Lo que no es posible sin los ministros servidores de la Palabra y del
Sacramento, consagrados por el Sacramento del Orden: los Obispos, los
sacerdotes, los diáconos. Tienen que estar cerca. Ciertamente con toda la
proximidad humana, que les es propia, pero siendo ministros de quien son,
inexcusablemente: del Señor, del Señor que es la vida y que da la vida, que
sana y que salva. Luego vendrán las consecuencias prácticas, morales y de
existencia cristiana.
P.- ¿Cree que hay que volver pronto a las eucaristías, a la vida
eucarística?
R.- ¡Cuánto antes!
Siempre cuidando y guardando las medidas de seguridad sanitaria que las
autoridades determinen en el servicio al bien común.
P. En este período de tiempo, ¿considera que ha estado en juego, en
España, la libertad religiosa? ¿Cree que hay un riesgo de que algunos se
aprovechen de esta situación para cercenar libertades fundamentales de los
católicos y de la Iglesia?
R.- Desde el punto
de vista legal –es decir, del ordenamiento jurídico vigente- no. Y, desde el
punto de vista de la opinión pública y de la sensibilidad general de la
sociedad, creo que tampoco.
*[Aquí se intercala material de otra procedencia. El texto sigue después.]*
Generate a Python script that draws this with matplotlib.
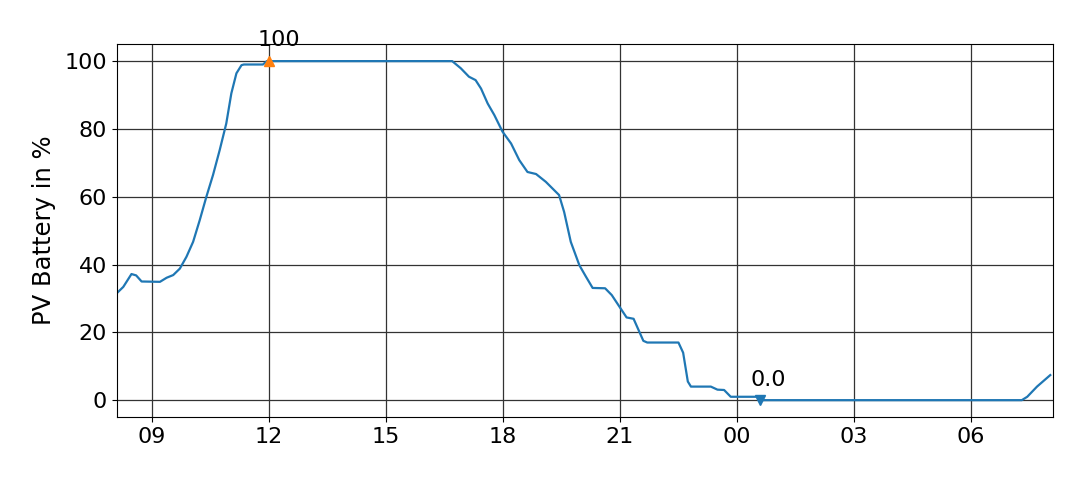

Es probable que lo que ha habido sea diversidad en
la interpretación concreta de las normas que rigen el estado de alarma.
Resulta, sin embargo, imprescindible aclararlas en el sentido de un
reconocimiento inequívoco de un derecho fundamental, clave para el conjunto de
los derechos humanos, como es el derecho a la libertad religiosa.